Kickapoo Blue is unique because it’s made in southwestern Wisconsin from milk that comes from organic family farms from the Driftless region of southwestern Wisconsin, northeastern Iowa and southeastern Minnesota. The landscape of rolling hills and valleys is home to some of the 1,800 farmers who belong to the national organic cooperative. They share the goal of tending the land with sustainable methods and have an average herd of about 70 cows. “They’re not 100 percent grass-fed, but they’re out on pasture as much as possible in a Midwest climate,” Westrich said. Kickapoo Blue is made from a decades-old recipe that uses this milk combined with Penicillium roqueforti. “That milk, that great organic milk from our family farmers really makes the difference,” Westrich said.

That difference is gaining the notice of the critics. Kickapoo Blue won a gold medal this year at the Los Angeles International Dairy Competition and a second-place award at the American Cheese Society’s 2015 competition. “Clearly we’re doing something right with it,” Westrich said.

Kickapoo Blue is sold in a 4-ounce wedge wrapped in plastic and foil and in tubs of crumbles that are made from the same cheese sold in the wedge.

Bleating Heart Cheese

IMG_4068Bleating Heart Cheese’s Buff Blue is one of most unusual blue cheeses on the American market. Cheesemaker Seana Doughty makes it from water buffalo milk supplied by dairy farmer Andrew Zlot, who uses it to make his gelato during the spring and summer months.
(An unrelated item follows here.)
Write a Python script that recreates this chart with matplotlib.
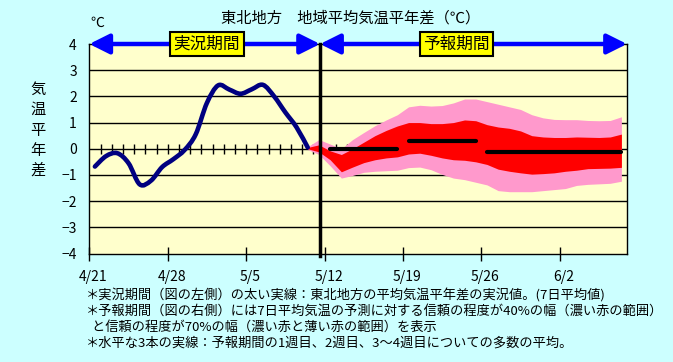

Demand for gelato diminishes during the winter, so Zlot urged Doughty to take some of his winter milk and try making cheese with it.

Water buffalo milk is traditionally used to make mozzarella di bufala in Italy, where it’s been made since around 1,200. Doughty, though, who specializes in American Originals cheeses that are an expression of her own creativity, had absolutely not interest in making mozzarella. “But he kept coming back and asking me,” she said.

Zlot finally talked her into trying some experiments. She made a couple of experiments at home and then did some thinking about the implications of the milk’s very high fat content – water buffalo milk contains about 8-10 percent fat, compared to around 7 percent fat for sheep milk, which doesn’t sound like a lot of difference, but the extra fat makes a very dense, very rich milk that’s distinctively different to work with. After playing around with the milk a bit, Doughty began to wonder if it might make a good blue cheese.

The result was Buff Blue, an absolutely unique cheese for the American market. Doughty made it in multiple batches for the first time in late 2014, then sent it to the World Cheese Awards, where it won a bronze medal in its first competition. In 2015, Buff Blue made from spring milk went on to win a third-place award in the American Cheese Society competition.

The water buffalo milk supply went to Zlot’s gelato instead during the summer, but as soon as the cooler weather came, Doughty went right back to making cheese with it. “I have been getting so many requests for it because people who did get a little bit of it loved it,” Doughty said. “Markets have been sending out purchase orders for it even though I told them that we were sold out.”

Buff Blue retails for about $40 a pound, depending on the retailer and the distance from the Bleating Heart creamery, but the reception has been so enthusiastic that Doughty is planning to expand her production of Buff Blue with all the milk that Zlot’s willing to sell her. The cheese, made in 2-1/2 to 3-pound wheels, will continue to be made in the fall and winter, ending each year with the arrival of spring weather.

Buff Blue is aged for at least 90 days, so it’s available for sale in the spring months through June, if it lasts that long. “The buffalo milk is tricky and can be difficult to work with, but I’m used to it now. I know what to expect,” Doughty said. “I feel a sense of accomplishment as a cheesemaker that I have found a way to make an award-winning cheese from this very difficult milk.”